■ **RECORDED DATA**:
* start *

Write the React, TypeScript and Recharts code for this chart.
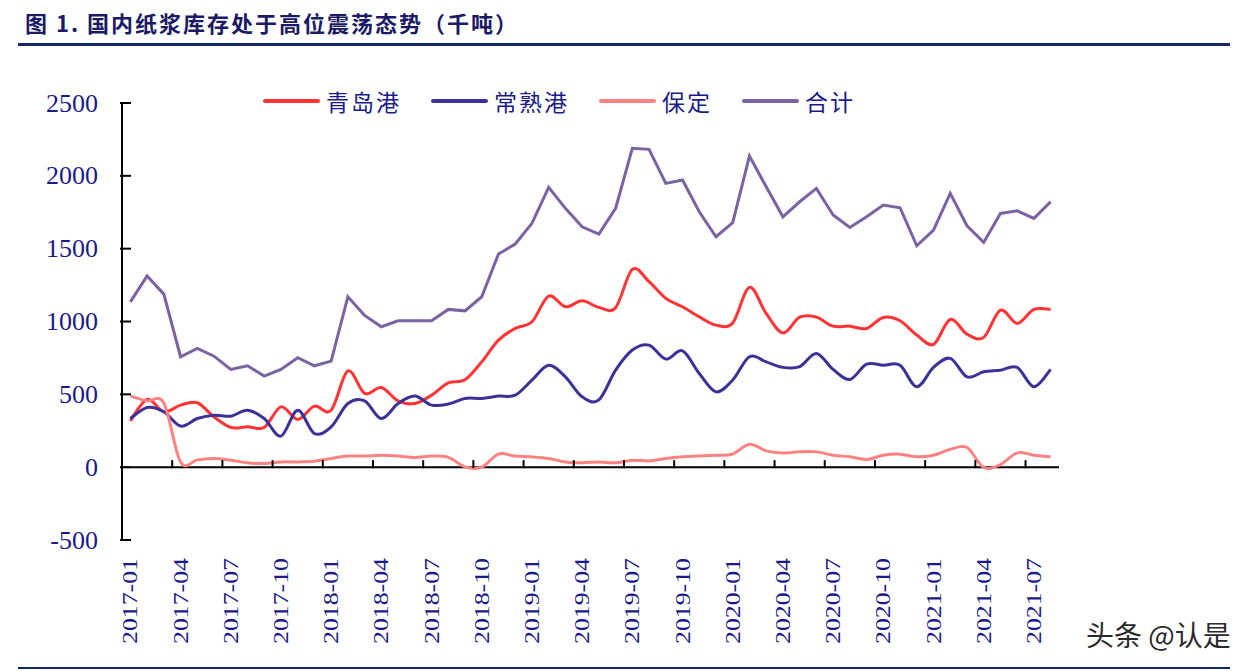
import React from "react";
import { LineChart, Line, XAxis, YAxis, ReferenceLine } from "recharts";

// 2017-01 … 2021-08, monthly
const MONTHS: string[] = [];
for (let y = 2017; y <= 2021; y++) {
  for (let m = 1; m <= 12; m++) {
    if (y === 2021 && m > 8) break;
    MONTHS.push(`${y}-${String(m).padStart(2, "0")}`);
  }
}

const X_TICKS = [0, 3, 6, 9, 12, 15, 18, 21, 24, 27, 30, 33, 36, 39, 42, 45, 48, 51, 54];
const Y_TICKS = [-500, 0, 500, 1000, 1500, 2000, 2500];

const QINGDAO = [
  318, 465, 380, 426, 442, 345, 273, 277, 273, 414, 328, 419,
  391, 661, 506, 547, 455, 437, 494, 579, 600, 723, 872, 953,
  998, 1174, 1101, 1142, 1097, 1095, 1358, 1273, 1159, 1101, 1032, 975,
  990, 1234, 1055, 922, 1030, 1030, 968, 968, 952, 1028, 1005, 907,
  843, 1014, 913, 891, 1078, 987, 1083, 1083,
];
const CHANGSHU = [
  334, 410, 380, 282, 334, 357, 350, 391, 334, 213, 391, 231,
  277, 437, 455, 334, 437, 488, 426, 433, 472, 472, 488, 494,
  598, 700, 620, 483, 462, 666, 804, 838, 742, 799, 643, 517,
  598, 758, 723, 685, 690, 781, 671, 602, 707, 700, 700, 552,
  685, 747, 620, 655, 666, 685, 552, 671,
];
const BAODING = [
  488, 455, 440, 35, 50, 60, 48, 30, 25, 36, 36, 41,
  60, 76, 76, 82, 76, 67, 76, 67, 2, 0, 90, 76,
  71, 60, 36, 30, 36, 30, 48, 43, 60, 71, 76, 82,
  90, 158, 112, 98, 105, 105, 82, 71, 53, 82, 89, 71,
  82, 122, 135, -2, 18, 98, 82, 71,
];
const TOTAL = [
  1135, 1312, 1188, 758, 815, 762, 671, 696, 625, 671, 751, 696,
  728, 1170, 1042, 964, 1005, 1005, 1005, 1083, 1073, 1170, 1463, 1532,
  1674, 1921, 1777, 1650, 1600, 1777, 2189, 2182, 1948, 1971, 1753, 1582,
  1678, 2136, 1925, 1719, 1822, 1914, 1731, 1646, 1719, 1799, 1781, 1520,
  1628, 1880, 1657, 1543, 1742, 1760, 1708, 1822,
];

const SERIES = [
  { key: "青岛港", values: QINGDAO, color: "#ff3333", smooth: true },
  { key: "常熟港", values: CHANGSHU, color: "#3b3196", smooth: true },
  { key: "保定", values: BAODING, color: "#ff8282", smooth: true },
  { key: "合计", values: TOTAL, color: "#7a62a3", smooth: false },
];

const data = MONTHS.map((month, idx) => {
  const row: Record<string, number | string> = { idx, month };
  SERIES.forEach((s) => (row[s.key] = s.values[idx]));
  return row;
});

const W = 1244;
const H = 671;
const PLOT_LEFT = 122;
const PLOT_RIGHT = 1059;
const PLOT_TOP = 103;
const PLOT_BOTTOM = 540;
const Y_MIN = -500;
const Y_MAX = 2500;
const CAT_W = (PLOT_RIGHT - PLOT_LEFT) / MONTHS.length;
const ZERO_OFFSET = ((PLOT_BOTTOM - PLOT_TOP) * (0 - Y_MIN)) / (Y_MAX - Y_MIN);

const AXIS_TEXT = "#1a1a8c";
const NAVY = "#12296b";
const SERIF = "'Liberation Serif', 'Times New Roman', serif";
const CJK = "'Noto Sans CJK SC', sans-serif";

// Office-style smoothed line: cubic Bezier through every point,
// control handles at 1/6 of the neighbour spread
function officeSmooth(context: any) {
  let pts: [number, number][] = [];
  return {
    areaStart() {},
    areaEnd() {},
    lineStart() {
      pts = [];
    },
    point(x: number, y: number) {
      pts.push([+x, +y]);
    },
    lineEnd() {
      const n = pts.length;
      if (!n) return;
      context.moveTo(pts[0][0], pts[0][1]);
      for (let i = 0; i < n - 1; i++) {
        const p0 = pts[Math.max(i - 1, 0)];
        const p1 = pts[i];
        const p2 = pts[i + 1];
        const p3 = pts[Math.min(i + 2, n - 1)];
        context.bezierCurveTo(
          p1[0] + (p2[0] - p0[0]) / 6,
          p1[1] + (p2[1] - p0[1]) / 6,
          p2[0] - (p3[0] - p1[0]) / 6,
          p2[1] - (p3[1] - p1[1]) / 6,
          p2[0],
          p2[1]
        );
      }
    },
  };
}

const YTick = ({ x, y, payload }: any) => (
  <g>
    <line x1={x - 2} x2={x + 9} y1={y} y2={y} stroke="#000" strokeWidth={2} />
    <text
      x={x - 24}
      y={y}
      textAnchor="end"
      dominantBaseline="central"
      fontFamily={SERIF}
      fontSize={26}
      fill={AXIS_TEXT}
    >
      {payload.value}
    </text>
  </g>
);

// label sits under the month; the tick mark sits on the month boundary of the zero line
const XTick = ({ x, y, payload }: any) => {
  const bx = x - CAT_W / 2;
  const zy = y - ZERO_OFFSET;
  return (
    <g>
      {payload.value > 0 && (
        <line x1={bx} x2={bx} y1={zy + 1} y2={zy - 7} stroke="#000" strokeWidth={2} />
      )}
      <text
        transform={`translate(${x},${y + 18}) rotate(-90)`}
        textAnchor="end"
        dominantBaseline="central"
        fontFamily={SERIF}
        fontSize={21}
        fill={AXIS_TEXT}
        textLength={86}
        lengthAdjust="spacingAndGlyphs"
      >
        {MONTHS[payload.value]}
      </text>
    </g>
  );
};

export default function App() {
  return (
    <div
      style={{
        position: "absolute",
        left: 0,
        top: 0,
        width: W,
        height: H,
        background: "#fff",
        overflow: "hidden",
      }}
    >
      <div
        style={{
          position: "absolute",
          left: 25,
          top: 8,
          fontFamily: CJK,
          fontWeight: 700,
          fontSize: 22,
          letterSpacing: 2,
          color: "#1a1a66",
          whiteSpace: "nowrap",
          lineHeight: "28px",
        }}
      >
        图 1. 国内纸浆库存处于高位震荡态势（千吨）
      </div>
      <div style={{ position: "absolute", left: 18, top: 43, width: 1212, height: 3, background: NAVY }} />
      <div style={{ position: "absolute", left: 18, top: 667, width: 1212, height: 2, background: NAVY }} />

      <LineChart
        width={W}
        height={H}
        data={data}
        margin={{ top: PLOT_TOP, right: W - PLOT_RIGHT, bottom: H - PLOT_BOTTOM - 100, left: 0 }}
        style={{ position: "absolute", left: 0, top: 0 }}
      >
        <XAxis
          type="number"
          dataKey="idx"
          domain={[-0.5, MONTHS.length - 0.5]}
          ticks={X_TICKS}
          interval={0}
          height={100}
          axisLine={false}
          tickLine={false}
          tickSize={0}
          tickMargin={0}
          tick={<XTick />}
        />
        <YAxis
          type="number"
          domain={[Y_MIN, Y_MAX]}
          ticks={Y_TICKS}
          interval={0}
          width={PLOT_LEFT}
          axisLine={{ stroke: "#000", strokeWidth: 2 }}
          tickLine={false}
          tickSize={0}
          tickMargin={0}
          tick={<YTick />}
        />
        <ReferenceLine y={0} stroke="#000" strokeWidth={2} />
        {SERIES.map((s) => (
          <Line
            key={s.key}
            dataKey={s.key}
            type={s.smooth ? (officeSmooth as any) : "linear"}
            stroke={s.color}
            strokeWidth={3}
            dot={false}
            activeDot={false}
            isAnimationActive={false}
          />
        ))}
      </LineChart>

      <div
        style={{
          position: "absolute",
          left: 263,
          top: 86,
          display: "flex",
          alignItems: "center",
          gap: 30,
          fontFamily: CJK,
          fontSize: 23,
          letterSpacing: 2,
          color: AXIS_TEXT,
          lineHeight: "30px",
          whiteSpace: "nowrap",
        }}
      >
        {SERIES.map((s) => (
          <div key={s.key} style={{ display: "flex", alignItems: "center" }}>
            <div style={{ width: 57, height: 4, borderRadius: 2, background: s.color, marginRight: 6 }} />
            <span>{s.key}</span>
          </div>
        ))}
      </div>

      <div
        style={{
          position: "absolute",
          left: 1086,
          top: 614,
          fontFamily: CJK,
          fontSize: 28,
          color: "#2a2a2a",
          whiteSpace: "nowrap",
          textShadow: "0 0 2px #fff",
        }}
      >
        头条 @认是
      </div>
    </div>
  );
}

* end *

■ **REQUEST**: Take the lines from the start of the material to the line with "const Y_TICKS = [-500, 0, 500, 1000, 1500, 2000, 2500];", both included, and transcribe them exactly without the pictures.

■ **SOLUTION**:
Write the React, TypeScript and Recharts code for this chart.
import React from "react";
import { LineChart, Line, XAxis, YAxis, ReferenceLine } from "recharts";

// 2017-01 … 2021-08, monthly
const MONTHS: string[] = [];
for (let y = 2017; y <= 2021; y++) {
  for (let m = 1; m <= 12; m++) {
    if (y === 2021 && m > 8) break;
    MONTHS.push(`${y}-${String(m).padStart(2, "0")}`);
  }
}

const X_TICKS = [0, 3, 6, 9, 12, 15, 18, 21, 24, 27, 30, 33, 36, 39, 42, 45, 48, 51, 54];
const Y_TICKS = [-500, 0, 500, 1000, 1500, 2000, 2500];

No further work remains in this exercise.